En la región lagunera el miedo no se improvisa: se administra. El comerciante sabe que la cuota es “para que no pase nada”. El ganadero entiende que pagar es asegurar el traslado. El transportista aprende que la seguridad se compra, no se garantiza. Y cuando esos cobros aparecen asociados a siglas que suenan a legalidad, la confusión se vuelve método: el ciudadano ya no sabe si lo presionan delincuentes o “representantes”; si debe denunciar a criminales o a “dirigentes”; si está frente a una extorsión o ante un abuso con sello.
El Estado celebra la captura como si con eso se cerrara el capítulo. La tentación gubernamental es convertir al detenido en trofeo: “golpe directo”, “operativo exitoso”, “desarticulación”. Pero el punto político está en otro lado: la red. En estos asuntos, el presunto operador es apenas la cara visible de una maquinaria que incluye prestanombres, cuentas, gestores, enlaces y silencios. Y los silencios, en México, suelen tener padrinos.
Si de verdad hubo un uso del ropaje sindical como coartada, el asunto no se resuelve con un comunicado. Se resuelve con preguntas incómodas: ¿quién lo acercó a estructuras formales?, ¿quién lo dejó operar?, ¿quién se benefició?, ¿quién le dio protección social o política?, ¿quién lo convirtió de simple cobrador en “administrador” del miedo? Porque la extorsión, cuando prospera, no solo compra armas: compra impunidad.
Y ahí la figura de la CATEM se vuelve una sombra larga. No porque una organización sea culpable por definición —sería irresponsable afirmarlo—, sino porque cuando aparece mencionada en el entorno de un caso así, la obligación política es clarificar: deslindes con evidencia, auditorías internas, depuración real, no discursos. En México nos hemos acostumbrado al deslinde de utilería: “no lo conozco”, “no es de los nuestros”, “se infiltró”. Frases que sirven para sobrevivir una semana en la agenda pública, pero no para limpiar una estructura.
La extorsión es el delito que mejor retrata la crisis del Estado: demuestra que el gobierno no controla el territorio ni protege a quien produce. Y si además se alimenta de la apariencia de legalidad —siglas, afiliaciones, “representación”—, el daño es doble: no solo se roba dinero, se roba confianza. Porque el comerciante deja de creer en la autoridad, pero también deja de creer en las organizaciones que deberían defenderlo. La sociedad queda sola, pagando a unos y rogando a otros.

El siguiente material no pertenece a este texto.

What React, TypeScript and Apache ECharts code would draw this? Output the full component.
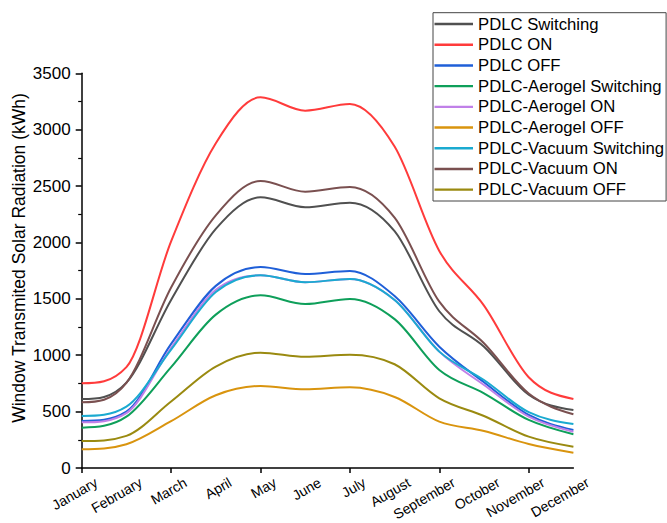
import { useEffect, useRef } from "react";
import * as echarts from "echarts";

// Monthly transmitted solar radiation through the window (kWh)
const months = [
  "January", "February", "March", "April", "May", "June",
  "July", "August", "September", "October", "November", "December",
];

const pdlcSwitching = [612, 757, 1490, 2120, 2400, 2312, 2353, 2100, 1390, 1075, 650, 514];
const pdlcOn = [751, 895, 2010, 2880, 3287, 3169, 3228, 2850, 1925, 1440, 805, 612];
const pdlcOff = [417, 500, 1100, 1615, 1782, 1720, 1747, 1525, 1076, 760, 470, 337];
const aerogelSwitching = [358, 455, 895, 1360, 1531, 1454, 1499, 1320, 869, 662, 426, 299];
const aerogelOn = [405, 487, 1065, 1580, 1709, 1647, 1676, 1490, 1032, 736, 455, 322];
const aerogelOff = [166, 210, 415, 645, 727, 698, 715, 630, 411, 328, 213, 136];
const vacuumSwitching = [461, 544, 1050, 1560, 1709, 1647, 1676, 1490, 1032, 780, 495, 390];
const vacuumOn = [582, 755, 1600, 2240, 2545, 2450, 2492, 2220, 1475, 1106, 660, 476];
const vacuumOff = [239, 285, 590, 900, 1023, 987, 1005, 920, 618, 461, 278, 189];

const seriesDefs = [
  { name: "PDLC Switching", data: pdlcSwitching, color: "#505050" },
  { name: "PDLC ON", data: pdlcOn, color: "#ff3b3b" },
  { name: "PDLC OFF", data: pdlcOff, color: "#1f5fd8" },
  { name: "PDLC-Aerogel Switching", data: aerogelSwitching, color: "#0e9f5a" },
  { name: "PDLC-Aerogel ON", data: aerogelOn, color: "#c080e8" },
  { name: "PDLC-Aerogel OFF", data: aerogelOff, color: "#d9940e" },
  { name: "PDLC-Vacuum Switching", data: vacuumSwitching, color: "#1aaad0" },
  { name: "PDLC-Vacuum ON", data: vacuumOn, color: "#7a5050" },
  { name: "PDLC-Vacuum OFF", data: vacuumOff, color: "#9a8a10" },
];

const FONT = "'Liberation Sans', Arial, sans-serif";

// Smooth cubic curve through screen points: Catmull-Rom tangents, clipped so no segment overshoots
function smoothPath(pts: number[][]): string {
  const n = pts.length;
  if (n < 2) return "";
  const sign = (v: number) => (v < 0 ? -1 : v > 0 ? 1 : 0);
  const secant: number[] = [];
  for (let i = 0; i < n - 1; i++) {
    secant.push((pts[i + 1][1] - pts[i][1]) / (pts[i + 1][0] - pts[i][0]));
  }
  const t: number[] = new Array(n).fill(0);
  for (let i = 1; i < n - 1; i++) {
    const s0 = secant[i - 1];
    const s1 = secant[i];
    if (sign(s0) !== sign(s1) || s0 === 0 || s1 === 0) {
      t[i] = 0;
    } else {
      const avg = (s0 + s1) / 2;
      const lim = 3 * Math.min(Math.abs(s0), Math.abs(s1));
      t[i] = sign(avg) * Math.min(Math.abs(avg), lim);
    }
  }
  t[0] = n > 2 ? (3 * secant[0] - t[1]) / 2 : secant[0];
  if (sign(t[0]) !== sign(secant[0])) t[0] = 0;
  t[n - 1] = n > 2 ? (3 * secant[n - 2] - t[n - 2]) / 2 : secant[n - 2];
  if (sign(t[n - 1]) !== sign(secant[n - 2])) t[n - 1] = 0;
  let path = `M${pts[0][0]},${pts[0][1]}`;
  for (let i = 0; i < n - 1; i++) {
    const [x0, y0] = pts[i];
    const [x1, y1] = pts[i + 1];
    const dx = (x1 - x0) / 3;
    path += ` C${x0 + dx},${y0 + dx * t[i]} ${x1 - dx},${y1 - dx * t[i + 1]} ${x1},${y1}`;
  }
  return path;
}

export default function App() {
  const ref = useRef<HTMLDivElement>(null);

  useEffect(() => {
    if (!ref.current) return;
    const chart = echarts.init(ref.current, undefined, { renderer: "svg" });

    const plotLeft = 81.7;
    const plotTop = 73.3;
    const plotWidth = 491.7;
    const plotHeight = 394.7;

    chart.setOption({
      animation: false,
      backgroundColor: "#ffffff",
      textStyle: { fontFamily: FONT },
      grid: [
        { left: plotLeft, top: plotTop, width: plotWidth, height: plotHeight, containLabel: false },
        // label-only grid, nudged right so the slanted month names end past their ticks
        { left: plotLeft + 14.5, top: plotTop, width: plotWidth, height: plotHeight, containLabel: false },
      ],
      legend: {
        orient: "vertical",
        left: 433,
        top: 12.7,
        padding: [1, 2, 1, 1.5],
        borderColor: "#444444",
        borderWidth: 1,
        itemGap: 0,
        itemWidth: 38.5,
        itemHeight: 2.4,
        icon: "rect",
        selectedMode: false,
        textStyle: { fontFamily: FONT, fontSize: 16.7, color: "#000000", lineHeight: 20.7 },
        data: seriesDefs.map((s) => s.name),
      },
      xAxis: [
        {
          type: "category",
          gridIndex: 0,
          data: months,
          boundaryGap: false,
          axisLine: { show: true, lineStyle: { color: "#000000", width: 1.5 } },
          axisTick: { show: true, inside: false, length: 5, lineStyle: { color: "#000000", width: 1.5 } },
          axisLabel: { show: false },
          splitLine: { show: false },
        },
        {
          type: "category",
          gridIndex: 1,
          data: months,
          boundaryGap: false,
          axisLine: { show: false },
          axisTick: { show: false },
          axisLabel: {
            show: true,
            interval: 0,
            rotate: 30,
            margin: 15,
            fontFamily: FONT,
            fontSize: 14,
            color: "#000000",
          },
          splitLine: { show: false },
        },
      ],
      yAxis: [
        {
          type: "value",
          gridIndex: 0,
          min: 0,
          max: 3500,
          interval: 500,
          axisLine: { show: true, lineStyle: { color: "#000000", width: 1.5 } },
          axisTick: { show: true, inside: false, length: 6, lineStyle: { color: "#000000", width: 1.5 } },
          minorTick: { show: true, splitNumber: 2, length: 3.5, lineStyle: { color: "#000000", width: 1.2 } },
          axisLabel: {
            fontFamily: FONT,
            fontSize: 17,
            color: "#000000",
            margin: 11,
            formatter: (v: number) => String(v),
          },
          splitLine: { show: false },
        },
        { type: "value", gridIndex: 1, min: 0, max: 3500, show: false },
      ],
      graphic: [
        {
          type: "text",
          x: 18.5,
          y: 258,
          rotation: Math.PI / 2,
          style: {
            text: "Window Transmited Solar Radiation (kWh)",
            fontFamily: FONT,
            fontSize: 17.5,
            fill: "#000000",
            align: "center",
            verticalAlign: "middle",
          },
        },
      ],
      series: seriesDefs.map((s) => ({
        name: s.name,
        type: "custom",
        xAxisIndex: 0,
        yAxisIndex: 0,
        data: s.data.map((v, i) => [i, v]),
        encode: { x: 0, y: 1 },
        itemStyle: { color: s.color },
        silent: true,
        renderItem: (params: any, api: any) => {
          if (params.dataIndex !== 0) return null;
          const pts = s.data.map((v, i) => api.coord([i, v]));
          return {
            type: "path",
            shape: { pathData: smoothPath(pts) },
            style: { stroke: s.color, lineWidth: 2, fill: "none" },
          };
        },
      })),
    });

    return () => chart.dispose();
  }, []);

  return (
    <div
      ref={ref}
      style={{ position: "fixed", left: 0, top: 0, width: 667, height: 523, background: "#fff" }}
    />
  );
}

El caso de “El Limones” —presunto, imputado, detenido— deja una lección política que va más allá de La Laguna: en México, las estructuras formales pueden ser usadas como máscara para la economía criminal. La gran victoria del crimen no es la balacera: es el trámite. Es hacer que el abuso parezca procedimiento, que la amenaza parezca requisito, que el cobro parezca “cuota”. Y cuando eso ocurre, el país no solo enfrenta delincuentes: enfrenta la degradación de sus instituciones.
Por eso el tema CATEM no es un adorno en esta historia: es el nervio. Porque si el crimen se movió cerca de una estructura sindical con peso político, el golpe verdadero no es detener a un operador. El golpe real sería romper el vínculo entre poder, intermediación y miedo. Y eso implica tocar intereses, exhibir responsabilidades e incomodar a figuras que no están acostumbradas a rendir cuentas ante quienes sí pagan: los comerciantes, los ganaderos, los productores.
Al final, La Laguna no necesita más operativos para la foto. Necesita una garantía simple: que trabajar no sea delito y que producir no sea una condena a pagar tributo. Y si el crimen se vistió de sindicato —o se acercó a uno para operar—, entonces la pregunta ya no es quién era “El Limones”. La pregunta es más amarga: ¿quién le prestó el uniforme?